Chapter 2 Workflows

Contributors: Ben Arnold

A data science work flow typically progresses through 4 steps that rarely evolve in a purely linear fashion, but in the end should flow in this direction:

Overview of the four main steps in a typical data science workflow

Figure 2.1: Overview of the four main steps in a typical data science workflow

Table 2.1: Workflow basics
Steps Example activities \(\Rightarrow\) Inputs \(\Rightarrow\) Outputs
1 Data cleaning and processing
. make a plan for final datasets, fix data entry errors, create derived variables, plan for public replication files untouched datasets final datasets
2-3 Analyses
. exploratory data analysis, study monitoring, summary statistics, statistical analyses, independent replication of analyses, make figures and tables final datasets saved results (.rds/.csv), tables (.html,.pdf), figures (.html/.png)
4 Communication
. results synthesis saved results, figures, tables monitoring reports, presentations, scientific articles

In many modern data science workflows, steps 2-4 can be accomplished in a single R notebook or Jupyter notebook: the statistical analysis, creation of figures and tables, and creation of reports.

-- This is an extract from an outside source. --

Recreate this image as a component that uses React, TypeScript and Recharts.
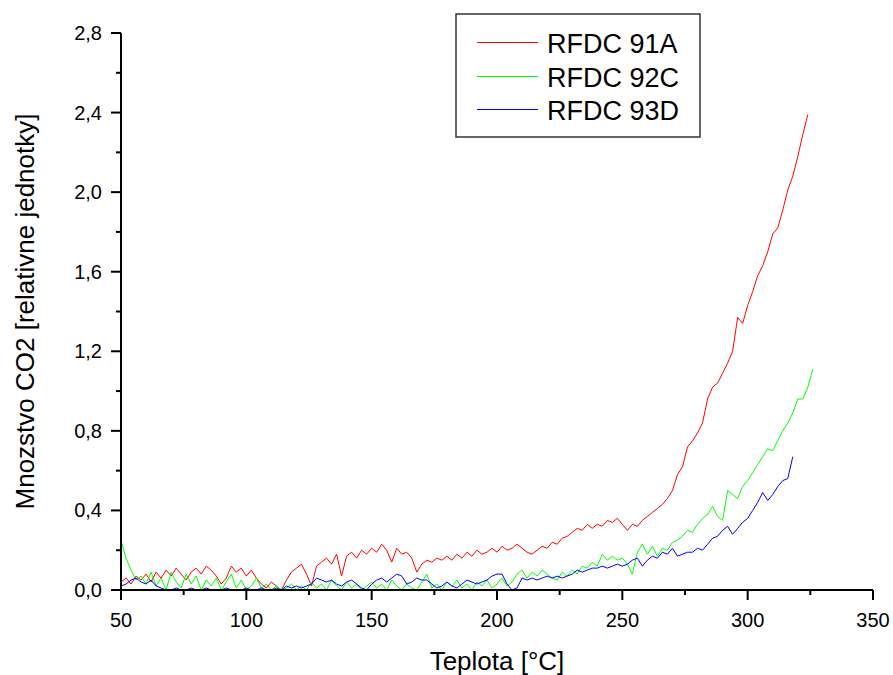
import React from 'react';
import { LineChart, Line, XAxis, YAxis, Legend } from 'recharts';

const FONT = '"Liberation Sans", Arial, sans-serif';

// teplota [°C]
const temps = [
  50, 52, 54, 56, 58, 60, 62, 64, 66, 68,
  70, 72, 74, 76, 78, 80, 82, 84, 86, 88,
  90, 92, 94, 96, 98, 100, 102, 104, 106, 108,
  110, 112, 114, 116, 118, 120, 122, 124, 126, 128,
  130, 132, 134, 136, 138, 140, 142, 144, 146, 148,
  150, 152, 154, 156, 158, 160, 162, 164, 166, 168,
  170, 172, 174, 176, 178, 180, 182, 184, 186, 188,
  190, 192, 194, 196, 198, 200, 202, 204, 206, 208,
  210, 212, 214, 216, 218, 220, 222, 224, 226, 228,
  230, 232, 234, 236, 238, 240, 242, 244, 246, 248,
  250, 252, 254, 256, 258, 260, 262, 264, 266, 268,
  270, 272, 274, 276, 278, 280, 282, 284, 286, 288,
  290, 292, 294, 296, 298, 300, 302, 304, 306, 308,
  310, 312, 314, 316, 318, 320, 322, 324, 326,
];

const rfdc91A = [
  0.04, 0.06, 0.03, 0.07, 0.05, 0.08, 0.04, 0.09, 0.06, 0.10,
  0.07, 0.11, 0.08, 0.05, 0.09, 0.11, 0.08, 0.12, 0.10, 0.07,
  0.03, 0.06, 0.12, 0.09, 0.11, 0.07, 0.10, 0.06, 0.03, 0.01,
  0.04, 0.02, 0.00, 0.05, 0.09, 0.11, 0.13, 0.08, 0.02, 0.12,
  0.14, 0.16, 0.13, 0.18, 0.07, 0.17, 0.19, 0.16, 0.20, 0.18,
  0.21, 0.19, 0.23, 0.20, 0.14, 0.21, 0.18, 0.19, 0.16, 0.09,
  0.13, 0.15, 0.14, 0.16, 0.15, 0.17, 0.15, 0.18, 0.16, 0.19,
  0.17, 0.20, 0.18, 0.19, 0.21, 0.19, 0.22, 0.20, 0.21, 0.23,
  0.21, 0.19, 0.18, 0.20, 0.22, 0.21, 0.24, 0.23, 0.26, 0.27,
  0.29, 0.31, 0.30, 0.33, 0.31, 0.33, 0.32, 0.35, 0.34, 0.36,
  0.33, 0.30, 0.33, 0.32, 0.35, 0.37, 0.39, 0.41, 0.43, 0.46,
  0.50, 0.58, 0.62, 0.72, 0.75, 0.79, 0.84, 0.96, 1.02, 1.04,
  1.09, 1.14, 1.20, 1.37, 1.34, 1.43, 1.50, 1.58, 1.63, 1.70,
  1.79, 1.82, 1.91, 2.01, 2.08, 2.18, 2.29, 2.39, null,
];

const rfdc92C = [
  0.25, 0.16, 0.10, 0.05, 0.07, 0.03, 0.09, 0.02, 0.06, 0.00,
  0.09, 0.04, 0.01, 0.08, 0.03, 0.07, 0.00, 0.05, 0.02, 0.06,
  0.00, 0.04, 0.08, 0.01, 0.05, 0.00, 0.02, 0.06, 0.01, 0.03,
  0.00, 0.02, 0.00, 0.01, 0.03, 0.00, 0.02, 0.00, 0.04, 0.01,
  0.03, 0.00, 0.05, 0.02, 0.00, 0.04, 0.01, 0.03, 0.00, 0.02,
  0.04, 0.01, 0.03, 0.00, 0.05, 0.02, 0.00, 0.03, 0.01, 0.00,
  0.04, 0.08, 0.01, 0.03, 0.00, 0.04, 0.02, 0.05, 0.01, 0.03,
  0.00, 0.04, 0.02, 0.05, 0.01, 0.03, 0.06, 0.02, 0.04, 0.08,
  0.10, 0.06, 0.09, 0.07, 0.10, 0.08, 0.06, 0.05, 0.09, 0.07,
  0.10, 0.08, 0.12, 0.11, 0.14, 0.12, 0.18, 0.15, 0.17, 0.15,
  0.16, 0.13, 0.08, 0.19, 0.23, 0.18, 0.22, 0.17, 0.21, 0.20,
  0.24, 0.25, 0.27, 0.30, 0.29, 0.33, 0.36, 0.38, 0.42, 0.37,
  0.35, 0.50, 0.48, 0.46, 0.52, 0.55, 0.59, 0.63, 0.67, 0.71,
  0.70, 0.75, 0.80, 0.84, 0.89, 0.96, 0.96, 1.02, 1.11,
];

const rfdc93D = [
  0.02, 0.03, 0.05, 0.06, 0.04, 0.03, 0.05, 0.02, 0.01, 0.00,
  0.00, 0.01, 0.00, 0.00, 0.01, 0.00, 0.00, 0.01, 0.00, 0.00,
  0.00, 0.01, 0.00, 0.00, 0.00, 0.01, 0.00, 0.00, 0.01, 0.00,
  0.00, 0.01, 0.00, 0.02, 0.01, 0.02, 0.01, 0.02, 0.03, 0.06,
  0.05, 0.04, 0.05, 0.03, 0.02, 0.04, 0.05, 0.03, 0.01, 0.00,
  0.03, 0.05, 0.06, 0.04, 0.06, 0.08, 0.07, 0.03, 0.04, 0.06,
  0.05, 0.05, 0.03, 0.01, 0.02, 0.04, 0.02, 0.01, 0.03, 0.05,
  0.04, 0.03, 0.04, 0.05, 0.07, 0.08, 0.08, 0.03, 0.00, 0.01,
  0.06, 0.05, 0.06, 0.05, 0.06, 0.07, 0.06, 0.07, 0.06, 0.07,
  0.08, 0.10, 0.09, 0.10, 0.11, 0.11, 0.12, 0.11, 0.12, 0.13,
  0.12, 0.13, 0.15, 0.16, 0.12, 0.15, 0.17, 0.16, 0.19, 0.18,
  0.21, 0.17, 0.18, 0.19, 0.19, 0.21, 0.20, 0.23, 0.26, 0.27,
  0.30, 0.32, 0.28, 0.31, 0.34, 0.36, 0.40, 0.44, 0.49, 0.45,
  0.48, 0.52, 0.55, 0.56, 0.67, null, null, null, null,
];

const seriesNames = ['RFDC 91A', 'RFDC 92C', 'RFDC 93D'];
const seriesColors = ['#ff0000', '#00ff00', '#0000ff'];

const xTicks = [50, 75, 100, 125, 150, 175, 200, 225, 250, 275, 300, 325, 350];
const xMajor = [50, 100, 150, 200, 250, 300, 350];
const yTicks = [0, 0.2, 0.4, 0.6, 0.8, 1.0, 1.2, 1.4, 1.6, 1.8, 2.0, 2.2, 2.4, 2.6, 2.8];
const yMajor = [0, 0.4, 0.8, 1.2, 1.6, 2.0, 2.4, 2.8];

const data = temps.map((t, i) => ({
  t,
  a: rfdc91A[i],
  c: rfdc92C[i],
  d: rfdc93D[i],
}));

const XTick = (props: any) => {
  const { x, y, payload } = props;
  const major = xMajor.includes(payload.value);
  return (
    <g>
      <line x1={x} x2={x} y1={y} y2={y + (major ? 10 : 5)} stroke="#000" strokeWidth={2} />
      {major && (
        <text x={x} y={y + 37} textAnchor="middle" fontSize={20} fontFamily={FONT} fill="#000">
          {payload.value}
        </text>
      )}
    </g>
  );
};

const YTick = (props: any) => {
  const { x, y, payload } = props;
  const major = yMajor.some((v) => Math.abs(v - payload.value) < 1e-6);
  return (
    <g>
      <line x1={x - (major ? 10 : 5)} x2={x} y1={y} y2={y} stroke="#000" strokeWidth={2} />
      {major && (
        <text x={x - 19} y={y + 7} textAnchor="end" fontSize={20} fontFamily={FONT} fill="#000">
          {payload.value.toFixed(1).replace('.', ',')}
        </text>
      )}
    </g>
  );
};

// legenda v ramceku, riadky ~33 px od seba
const legendRows = [29.5, 63.5, 96.5];

const LegendBox = () => (
  <svg width={246} height={125} style={{ display: 'block' }}>
    <rect x={1} y={1} width={244} height={123} fill="#fff" stroke="#333" strokeWidth={1.5} />
    {seriesNames.map((name, i) => (
      <g key={name}>
        <line x1={22} x2={83} y1={legendRows[i]} y2={legendRows[i]} stroke={seriesColors[i]} strokeWidth={1.2} />
        <text x={92} y={legendRows[i] + 10} fontSize={27} fontFamily={FONT} fill="#000">
          {name}
        </text>
      </g>
    ))}
  </svg>
);

const App: React.FC = () => {
  return (
    <div style={{ position: 'absolute', left: 0, top: 0, width: 893, height: 675, background: '#fff' }}>
      <LineChart width={893} height={675} data={data} margin={{ top: 33, right: 20, bottom: 0, left: 5 }}>
        <XAxis
          dataKey="t"
          type="number"
          domain={[50, 350]}
          ticks={xTicks}
          interval={0}
          height={85}
          tickLine={false}
          tickSize={0}
          tickMargin={0}
          tick={<XTick />}
          axisLine={{ stroke: '#000', strokeWidth: 2 }}
          allowDataOverflow
          label={{ value: 'Teplota [°C]', position: 'insideBottom', offset: 5, fontSize: 26, fontFamily: FONT, fill: '#000' }}
        />
        <YAxis
          type="number"
          domain={[0, 2.8]}
          ticks={yTicks}
          interval={0}
          width={116}
          tickLine={false}
          tickSize={0}
          tickMargin={0}
          tick={<YTick />}
          axisLine={{ stroke: '#000', strokeWidth: 2 }}
          allowDataOverflow
          label={{
            value: 'Mnozstvo CO2 [relativne jednotky]',
            angle: -90,
            position: 'insideLeft',
            offset: 20,
            fontSize: 26,
            fontFamily: FONT,
            fill: '#000',
            style: { textAnchor: 'middle' },
          }}
        />
        <Legend
          layout="vertical"
          align="center"
          verticalAlign="middle"
          content={<LegendBox />}
          wrapperStyle={{ left: 455, top: 13, width: 246, height: 125 }}
        />
        <Line type="linear" dataKey="a" name={seriesNames[0]} stroke={seriesColors[0]} strokeWidth={1} dot={false} isAnimationActive={false} />
        <Line type="linear" dataKey="c" name={seriesNames[1]} stroke={seriesColors[1]} strokeWidth={1} dot={false} isAnimationActive={false} />
        <Line type="linear" dataKey="d" name={seriesNames[2]} stroke={seriesColors[2]} strokeWidth={1} dot={false} isAnimationActive={false} />
      </LineChart>
    </div>
  );
};

export default App;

However, it is still useful to think of the distinct stages in many cases. For example, a single statistical analysis might contribute to a DSMC report, a scientific conference presentation, and a scientific article. In this example, each piece of scientific communication would take the same input (stored analysis results as .csv/.rds) and then proceed along slightly different downstream workflows.

It would be more error prone to replicate the same statistical analysis in three parallel downstream work flows. This illustrates a key idea that holds more generally:

Key idea for workflows: Whenever possible, avoid repeating the same data processing or statistical analysis in separate streams. Key data processing and analyses should be done once.